When he starts writing his spring ’10 orders in late July and early August, Nick Santoro, owner of sneaker boutique Classic Kicks in New York, said he will spread small orders over many deliveries.

“There is no sense in loading up on stuff and getting into a credit issue and not being able to take new product,” he said.

Like other sneaker retailers interviewed, Santoro said he planned to order mainly core colors — blacks, blues and reds — reserving odd colorways and flashy brights for the windows or to punch up the display wall. The days of sneakerheads buying twice — a pair to wear and a pair to archive — are over, at least for now, he said.

“Just save your money and chase reorders if you need to,” advised Assil, who stocks contemporary and designer footwear. He eliminated about 30 percent of his vendors for 2009 and said he will not do business with anyone who isn’t offering reasonable value for price. “The client doesn’t want to pay $700 to $1,000 for a sandal anymore,” he said. The preferred range is now $300 to $500 for the category.

Assil is planning his spring buy down slightly, anticipating that California’s battered economy, which is shedding in excess of 300,000 jobs each month, will continue to stagger through 2010.

Even retailers in growth mode are not necessarily adding to inventory positions.

Shoebuy.com, which recorded its eighth year of double-digit revenue gains in 2008, intends to stick with a conservative inventory plan, CEO Scott Savitz told FN.

“In some ways, this does not feel like totally uncharted territory. [We were] profitable in 2001 during the dot-com implosion,” he said. “We have always believed in being conservative [and holding] no debt.”

Inventory may remain ultra-lean, but one thing is tempting some key retailers to part with cash: expansion. This is an extraordinarily good time to ink new leases, according to several retailers.

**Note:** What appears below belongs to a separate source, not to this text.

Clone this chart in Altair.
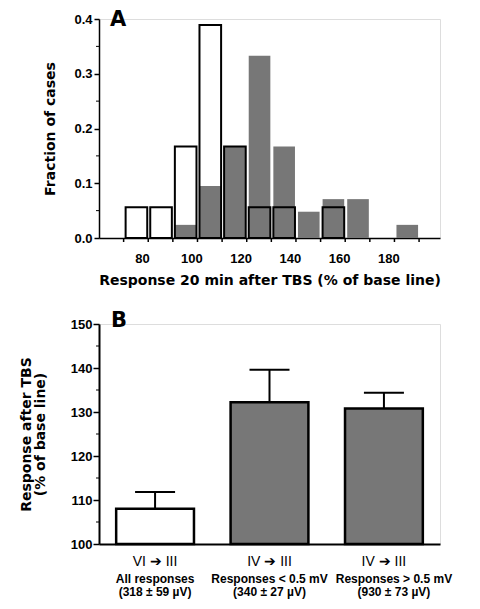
import altair as alt
import pandas as pd

# ---------------- Panel A: histogram of responses ----------------
bin_lo = [72.5, 82.5, 92.5, 102.5, 112.5, 122.5, 132.5, 142.5, 152.5, 162.5, 172.5, 182.5]
bin_hi = [82.5, 92.5, 102.5, 112.5, 122.5, 132.5, 142.5, 152.5, 162.5, 172.5, 182.5, 192.5]
frac_open = [0.056, 0.056, 0.167, 0.389, 0.167, 0.056, 0.056, 0.0, 0.056, 0.0, 0.0, 0.0]
frac_shaded = [0.0, 0.0, 0.024, 0.095, 0.167, 0.333, 0.167, 0.048, 0.071, 0.071, 0.0, 0.024]
x_labels_a = [80, 100, 120, 140, 160, 180]
bin_edges = [72.5, 82.5, 92.5, 102.5, 112.5, 122.5, 132.5, 142.5, 152.5, 162.5, 172.5, 182.5, 192.5]
y_major_a = [0.0, 0.1, 0.2, 0.3, 0.4]
y_minor_a = [0.05, 0.15, 0.25, 0.35]

# ---------------- Panel B: mean responses ----------------
groups = ["g1", "g2", "g3"]
pathway = ["VI  \u2794  III", "IV  \u2794  III", "IV  \u2794  III"]
subset = ["All responses", "Responses < 0.5 mV", "Responses > 0.5 mV"]
amplitude = ["(318 \u00b1 59 \u00b5V)", "(340 \u00b1 27 \u00b5V)", "(930 \u00b1 73 \u00b5V)"]
mean_resp = [108.0, 132.2, 130.8]
upper_resp = [111.8, 139.6, 134.4]
y_major_b = [100, 110, 120, 130, 140, 150]
y_minor_b = [105, 115, 125, 135, 145]

GRAY = "#777777"
WA, HA = 341, 219
WB, HB = 341, 220
TITLE_FONT = "DejaVu Sans"

dfA = pd.DataFrame({"lo": bin_lo, "hi": bin_hi, "open": frac_open, "shaded": frac_shaded})
dfEdges = pd.DataFrame({"edge": bin_edges})
dfMinorA = pd.DataFrame({"v": y_minor_a})

xscaleA = alt.Scale(domain=[62.5, 201], nice=False, zero=False)
yscaleA = alt.Scale(domain=[0, 0.4], nice=False)
xaxisA = alt.Axis(values=x_labels_a, ticks=False, labelPadding=14,
                  title="Response 20 min after TBS (% of base line)", titlePadding=8)
yaxisA = alt.Axis(values=y_major_a, format=".1f", title="Fraction of cases",
                  tickSize=5, labelPadding=2, titlePadding=16)

open_fill = alt.Chart(dfA).mark_bar(fill="white", binSpacing=3).encode(
    x=alt.X("lo:Q", bin="binned", scale=xscaleA, axis=xaxisA), x2="hi:Q",
    y=alt.Y("open:Q", scale=yscaleA, axis=yaxisA))
shaded = alt.Chart(dfA).transform_filter("datum.shaded > 0").mark_bar(
    fill=GRAY, binSpacing=3).encode(
    x=alt.X("lo:Q", bin="binned", scale=xscaleA, axis=xaxisA), x2="hi:Q",
    y=alt.Y("shaded:Q", scale=yscaleA, axis=yaxisA))
open_line = alt.Chart(dfA).transform_filter("datum.open > 0").mark_bar(
    filled=False, color="black", strokeWidth=2, binSpacing=3).encode(
    x=alt.X("lo:Q", bin="binned", scale=xscaleA, axis=xaxisA), x2="hi:Q",
    y=alt.Y("open:Q", scale=yscaleA, axis=yaxisA))
edge_ticks = alt.Chart(dfEdges).mark_rule(color="black", strokeWidth=1.5).encode(
    x=alt.X("edge:Q", scale=xscaleA, axis=xaxisA),
    y=alt.value(HA), y2=alt.value(HA + 4))
minor_a = alt.Chart(dfMinorA).mark_rule(color="black", strokeWidth=1).encode(
    y=alt.Y("v:Q", scale=yscaleA, axis=yaxisA),
    x=alt.value(-3), x2=alt.value(0))
letter_a = alt.Chart(pd.DataFrame({"t": ["A"]})).mark_text(
    fontSize=21, fontWeight="bold", align="center", baseline="middle",
    font=TITLE_FONT).encode(text="t:N", x=alt.value(19), y=alt.value(1))

chartA = alt.layer(open_fill, shaded, open_line, edge_ticks, minor_a, letter_a).properties(
    width=WA, height=HA)

# ---------------- Panel B chart ----------------
dfB = pd.DataFrame({"cat": groups, "pathway": pathway, "subset": subset,
                    "amp": amplitude, "mean": mean_resp, "upper": upper_resp})
dfMinorB = pd.DataFrame({"v": y_minor_b})

xscaleB = alt.Scale(domain=groups, paddingInner=0.32, paddingOuter=0.15)
yscaleB = alt.Scale(domain=[100, 150], nice=False, zero=False)
xaxisB = alt.Axis(labels=False, ticks=False, title=None, domainWidth=2)
yaxisB = alt.Axis(values=y_major_b, title=["Response after TBS", "(% of base line)"],
                  tickSize=6, labelPadding=1, titlePadding=23,
                  titleLineHeight=14, domainWidth=2)

def xb():
    return alt.X("cat:N", sort=groups, scale=xscaleB, axis=xaxisB)

bars = alt.Chart(dfB).mark_bar(stroke="black", strokeWidth=2.5).encode(
    x=xb(),
    y=alt.Y("mean:Q", scale=yscaleB, axis=yaxisB),
    y2=alt.datum(100),
    fill=alt.Fill("cat:N", scale=alt.Scale(domain=groups, range=["white", GRAY, GRAY]),
                  legend=None))
err = alt.Chart(dfB).mark_rule(color="black", strokeWidth=2).encode(
    x=xb(), y=alt.Y("mean:Q", scale=yscaleB, axis=yaxisB), y2="upper:Q")
cap = alt.Chart(dfB).mark_tick(color="black", size=40, thickness=2, opacity=1).encode(
    x=xb(), y=alt.Y("upper:Q", scale=yscaleB, axis=yaxisB))
minor_b = alt.Chart(dfMinorB).mark_rule(color="black", strokeWidth=1).encode(
    y=alt.Y("v:Q", scale=yscaleB, axis=yaxisB),
    x=alt.value(-3), x2=alt.value(0))
lab1 = alt.Chart(dfB).mark_text(fontSize=14, fontWeight="normal", baseline="middle").encode(
    x=xb(), y=alt.value(HB + 18), text="pathway:N")

def sub_labels(field, yoff):
    left = alt.Chart(dfB).transform_filter("datum.cat != 'g3'").mark_text(
        fontSize=12, fontWeight="bold", baseline="middle").encode(
        x=xb(), y=alt.value(HB + yoff), text=f"{field}:N")
    right = alt.Chart(dfB).transform_filter("datum.cat == 'g3'").mark_text(
        fontSize=12, fontWeight="bold", baseline="middle", dx=10).encode(
        x=xb(), y=alt.value(HB + yoff), text=f"{field}:N")
    return [left, right]

letter_b = alt.Chart(pd.DataFrame({"t": ["B"]})).mark_text(
    fontSize=21, fontWeight="bold", align="center", baseline="middle",
    font=TITLE_FONT).encode(text="t:N", x=alt.value(20), y=alt.value(-3))

chartB = alt.layer(bars, err, cap, minor_b, lab1,
                   *sub_labels("subset", 35), *sub_labels("amp", 48),
                   letter_b).properties(width=WB, height=HB)

chart = alt.vconcat(chartA, chartB, spacing=21).properties(
    padding={"left": 10, "top": 0, "right": 5, "bottom": 5}
).configure_view(strokeWidth=0).configure(
    font="Liberation Sans"
).configure_axis(
    domainColor="black", tickColor="black", labelColor="black", titleColor="black",
    labelFont="Liberation Sans", titleFont=TITLE_FONT,
    labelFontSize=13, labelFontWeight="bold", titleFontSize=14, titleFontWeight="bold",
    grid=False, domainWidth=1.5, tickWidth=1.5
)

chart.save("out.html", embed_options={"renderer": "svg", "actions": False})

The Tannery’s Hassan recently scooped up a prime corner spot on Boston’s Boylston Street that is steps from the new Apple Store and the Mandarin Oriental hotel complex. The three-floor store, formerly home to a Restoration Hardware, will have a café on its second level and sweeping views of Boston’s historical Back Bay. With his business up 7 percent this year, Hassan is planning a “very healthy” increase in spring orders to stock his new store and account for growth in his four Cambridge, Mass., locations. He expects his team to continue to hustle for the best product and not just huddle around “established” brands.

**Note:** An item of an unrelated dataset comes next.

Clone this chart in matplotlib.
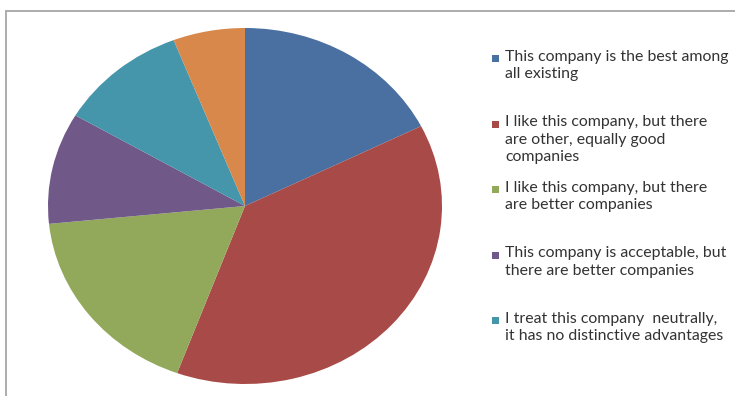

“We always have open-to-buy,” said Hassan. “If the product is right, we will buy. That’s something we will never walk away from. We are known for giving opportunities to new designers and little guys. The moment you stop doing that, you look like everyone else and you die.”

Jim Wellehan, president and second-generation owner of 95-year-old family footwear retailer Lamey Wellehan, will open the brand’s seventh store in early fall, in Scarborough, Maine.

The Lewiston, Maine-based company secured a deal on a 6,000-sq.-ft. space near a new Wal-Mart Supercenter, Wellehan said. w modestly reduced inventory through 2010.

The trick with inventory pruning, Wellehan said, is to make it invisible to the customers. “Our stores look as full as ever,” he said. “You don’t want someone walking in and feeling that they should tiptoe out.”

Isaac Fadlon, co-owner of Sportie LA, plans to order more product for spring ’10. The Southern California sneaker store will debut its fifth location in early July, in San Diego’s Gaslamp district. At 3,500 square feet, the Fifth Avenue store is bigger than the chain’s Los Angeles doors, which average about 2,000 square feet. And it represents the company’s first expansion to a new market.

Fadlon said he would bring in skate styles from Vans and DC for the board-sport town and will develop a program of store events customized to the city.

“We’re definitely cautiously optimistic,” said Fadlon. “We’ve seen a build in consumer confidence and more traffic in our store than we did a few months ago. Does that mean buying habits have changed? Somewhat. But we’re not expecting to get back to where we were a year ago.”